散る桜落ちる桜の花筏

川端たぬき


08.05

たそがれ時に、千秋公園の内堀を桃色に染める八重桜の花筏。

昨年の五月初旬、まだ花の盛りにもかかわらず、天候の影響で、まるで身を捨てるかのように一斉に落花、群青にたそがれる、つかのまのマジックアワーに現出した、美しくもはかなく幻想的な光景に、水の女「オフィーリア」を想う。


花筏組みてオフィーリアを載せよ 柴田奈美
シェークスピアの悲劇『ハムレット』のヒロイン「オフィーリア」は、恋人のハムレットに捨てられたあげく、父親までも彼に殺される。気がふれた彼女は、花咲く小川のほとりで、作りあげた花環を柳の枝にかけようとして、花環とともに川に落ちて命を落とす。

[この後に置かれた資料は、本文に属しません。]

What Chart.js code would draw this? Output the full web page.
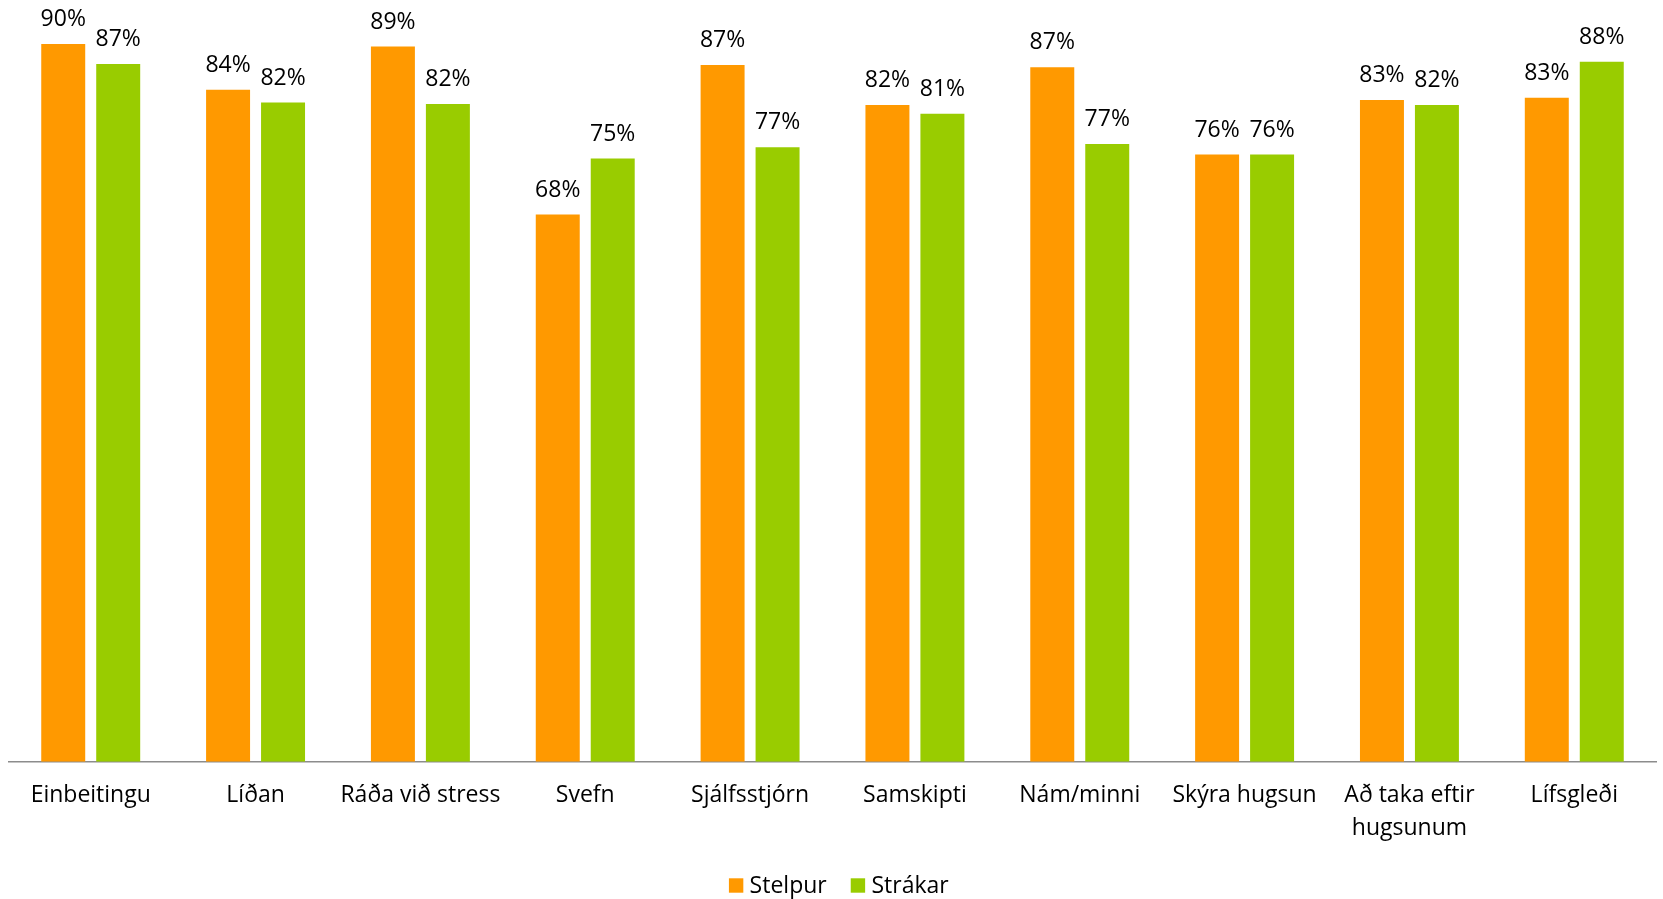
<!DOCTYPE html>
<html>
<head>
<meta charset="utf-8">
<script src="https://cdn.jsdelivr.net/npm/chart.js@4.4.1/dist/chart.umd.min.js"></script>
<style>
html,body{margin:0;padding:0;background:#fff;}
#wrap{width:1663px;height:899px;position:relative;}
</style>
</head>
<body>
<div id="wrap"><canvas id="c"></canvas></div>
<script>
const categories = ['Einbeitingu', 'Líðan', 'Ráða við stress', 'Svefn', 'Sjálfsstjórn', 'Samskipti', 'Nám/minni', 'Skýra hugsun', ['Að taka eftir', 'hugsunum'], 'Lífsgleði'];
const seriesNames = ['Stelpur', 'Strákar'];
const stelpur = [89.7, 84.0, 89.4, 68.4, 87.1, 82.1, 86.8, 75.9, 82.7, 83.0];
const strakar = [87.2, 82.4, 82.2, 75.4, 76.8, 81.0, 77.2, 75.9, 82.1, 87.5];
const colors = ['#FF9900', '#99CC00'];

const FONT = '"Open Sans", sans-serif';
const FS = 23;

const valueLabels = {
  id: 'valueLabels',
  afterDatasetsDraw(chart) {
    const ctx = chart.ctx;
    ctx.save();
    ctx.font = FS + 'px ' + FONT;
    ctx.fillStyle = '#000';
    ctx.textAlign = 'center';
    ctx.textBaseline = 'alphabetic';
    chart.data.datasets.forEach((ds, di) => {
      const meta = chart.getDatasetMeta(di);
      meta.data.forEach((bar, i) => {
        ctx.fillText(Math.round(ds.data[i]) + '%', bar.x, bar.y - 18);
      });
    });
    ctx.restore();
  }
};

const customLegend = {
  id: 'customLegend',
  afterDraw(chart) {
    const ctx = chart.ctx;
    ctx.save();
    ctx.font = FS + 'px ' + FONT;
    ctx.textBaseline = 'alphabetic';
    ctx.textAlign = 'left';
    const box = 14.4, gap = 6.3, spacing = 24;
    let total = 0;
    const widths = chart.data.datasets.map(ds => ctx.measureText(ds.label).width);
    widths.forEach((w, i) => { total += box + gap + w + (i ? spacing : 0); });
    let x = 838.8 - total / 2;
    const boxTop = 878.3, baseline = 892.5;
    chart.data.datasets.forEach((ds, i) => {
      ctx.fillStyle = ds.backgroundColor;
      ctx.fillRect(x, boxTop, box, box);
      ctx.fillStyle = '#000';
      ctx.fillText(ds.label, x + box + gap, baseline);
      x += box + gap + widths[i] + spacing;
    });
    ctx.restore();
  }
};

new Chart(document.getElementById('c'), {
  type: 'bar',
  data: {
    labels: categories,
    datasets: [
      { label: seriesNames[0], data: stelpur, backgroundColor: colors[0], categoryPercentage: 0.667, barPercentage: 0.8 },
      { label: seriesNames[1], data: strakar, backgroundColor: colors[1], categoryPercentage: 0.667, barPercentage: 0.8 }
    ]
  },
  options: {
    responsive: true,
    maintainAspectRatio: false,
    animation: false,
    devicePixelRatio: 1,
    layout: { padding: { left: 8.3, right: 6.3, top: 1.7, bottom: 40 } },
    plugins: {
      legend: { display: false },
      tooltip: { enabled: false },
      title: { display: false }
    },
    scales: {
      x: {
        grid: { display: false, drawTicks: false },
        border: { display: true, color: '#8c8c8c', width: 1.5 },
        ticks: {
          color: '#000',
          font: { family: FONT, size: FS, lineHeight: 1.44 },
          padding: 17,
          autoSkip: false,
          maxRotation: 0,
          minRotation: 0
        },
        afterFit(scale) { scale.height = 899 - 40 - 761.7; }
      },
      y: {
        display: false,
        min: 0,
        max: 95,
        grid: { display: false }
      }
    }
  },
  plugins: [valueLabels, customLegend]
});
</script>
</body>
</html>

ジョン・エヴァレット・ミレイ『オフィーリア』(1852年・英国・テート・ブリテン収蔵)

かの時代の多くの画家たちが「オフィーリア」を題材にしたが、なかでも有名なのが、ミレイの代表作となったこの魅惑的な作品。

状況にあらがうこともなく、身をゆだねるように清冽なる水と同化し、静かに歌を口ずさみながら、花とともに浮かぶ、水の女「オフィーリア」の麗しさ。

日本の画家・文人にも深いインスピレーションを与えた「オフィーリア」。最近ではロンドンのテート・ブリテンでミレイの「オフィーリア」に衝撃を受けた宮崎駿が、手描きへの回帰を図った「崖の上のポニョ」を制作、「オフィーリア」をモデルとして、ポニョの母・グランマンマーレを描いた。